Quantum graphs with singular two-particle interactions

TL;DR

This paper develops quantum models for two particles on compact metric graphs with singular interactions, characterizing the Hamiltonians via boundary conditions and analyzing their spectral properties.

Contribution

It introduces a general framework for constructing self-adjoint Hamiltonians with singular two-particle interactions on quantum graphs, including classes of examples and spectral analysis.

Findings

Hamiltonians are self-adjoint and semi-bounded

Operators have purely discrete spectra

Eigenvalues follow Weyl asymptotic law

Abstract

We construct quantum models of two particles on a compact metric graph with singular two-particle interactions.

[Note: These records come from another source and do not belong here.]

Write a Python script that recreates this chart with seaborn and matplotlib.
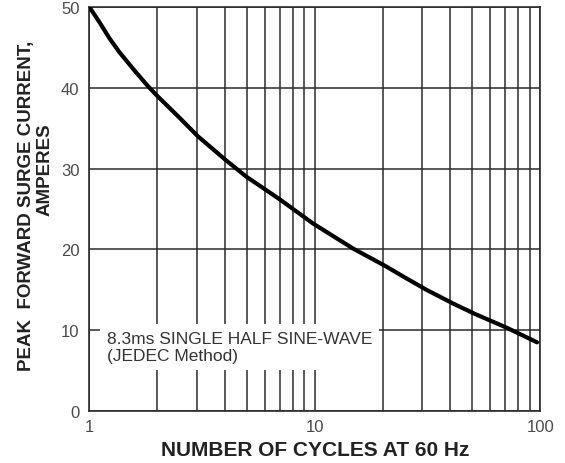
import matplotlib
matplotlib.use("Agg")
import matplotlib.pyplot as plt
import seaborn as sns
import pandas as pd
from matplotlib.ticker import FixedLocator, NullFormatter

cycles = [1, 1.11, 1.23, 1.36, 1.59, 1.82, 2.0, 2.51, 3.03, 4.05, 4.97, 6.99, 9.83, 14.8, 20.4, 25.2, 31.3, 41.1, 51.5, 71.2, 96.9]
current = [50, 48.1, 46.1, 44.4, 42.1, 40.2, 39.0, 36.3, 34.0, 31.0, 29.0, 26.2, 23.2, 20.1, 18.0, 16.5, 15.0, 13.3, 12.0, 10.3, 8.5]
x_ticks = [1, 10, 100]
x_tick_labels = ["1", "10", "100"]
y_ticks = [0, 10, 20, 30, 40, 50]
minor_x = [2, 3, 4, 5, 6, 7, 8, 9, 20, 30, 40, 50, 60, 70, 80, 90]

sns.set_theme(style="white")
plt.rcParams['font.family'] = ['Liberation Sans', 'DejaVu Sans']

df = pd.DataFrame({"cycles": cycles, "current": current})

fig = plt.figure(figsize=(5.65, 4.64), dpi=100)
ax = fig.add_axes([0.158, 0.112, 0.798, 0.871])
ax.set_xscale("log")
ax.set_xlim(1, 100)
ax.set_ylim(0, 50)

gc = "#2b2b2b"
ax.xaxis.set_major_locator(FixedLocator(x_ticks))
ax.xaxis.set_minor_locator(FixedLocator(minor_x))
ax.xaxis.set_minor_formatter(NullFormatter())
ax.set_xticklabels(x_tick_labels)
ax.set_yticks(y_ticks)
ax.grid(True, which="major", color=gc, linewidth=1.1)
ax.grid(True, which="minor", axis="x", color=gc, linewidth=1.1)
ax.tick_params(which="both", length=0, labelsize=12, labelcolor="#4a4a4a")
ax.tick_params(axis="x", pad=6)
ax.tick_params(axis="y", pad=7)
for s in ax.spines.values():
    s.set_color(gc)
    s.set_linewidth(1.2)

sns.lineplot(data=df, x="cycles", y="current", ax=ax, color="black", linewidth=3.0, zorder=5)
ax.set_ylabel("")

ax.text(1.2, 7.9, "8.3ms SINGLE HALF SINE-WAVE\n(JEDEC Method)", fontsize=12.5, color="#333333",
        va="center", ha="left", linespacing=1.15, zorder=6,
        bbox=dict(facecolor="white", edgecolor="none", pad=5))

ax.set_xlabel("NUMBER OF CYCLES AT 60 Hz", fontsize=15, fontweight="bold", color="#222222", labelpad=4)
fig.text(27 / 565, 1 - 206 / 464, "PEAK  FORWARD SURGE CURRENT,", rotation=90, ha="center", va="center",
         fontsize=13.5, fontweight="bold", color="#222222")
fig.text(45 / 565, 1 - 170 / 464, "AMPERES", rotation=90, ha="center", va="center",
         fontsize=13.5, fontweight="bold", color="#222222")

fig.savefig("out.png", dpi=100)
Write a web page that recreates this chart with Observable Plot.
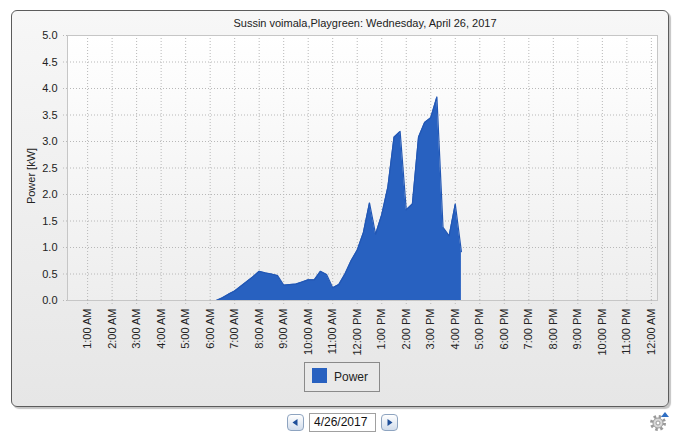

The Hamiltonians are self-adjoint realisations of Laplacians acting on functions defined on pairs of edges in such a way that the interaction is provided by boundary conditions. In order to find such Hamiltonians closed and semi-bounded quadratic forms are constructed, from which the associated self-adjoint operators are extracted. We provide a general characterisation of such operators and, furthermore, produce certain classes of examples. We then consider identical particles and project to the bosonic and fermionic subspaces. Finally, we show that the operators possess purely discrete spectra and that the eigenvalues are distributed following an appropriate Weyl asymptotic law.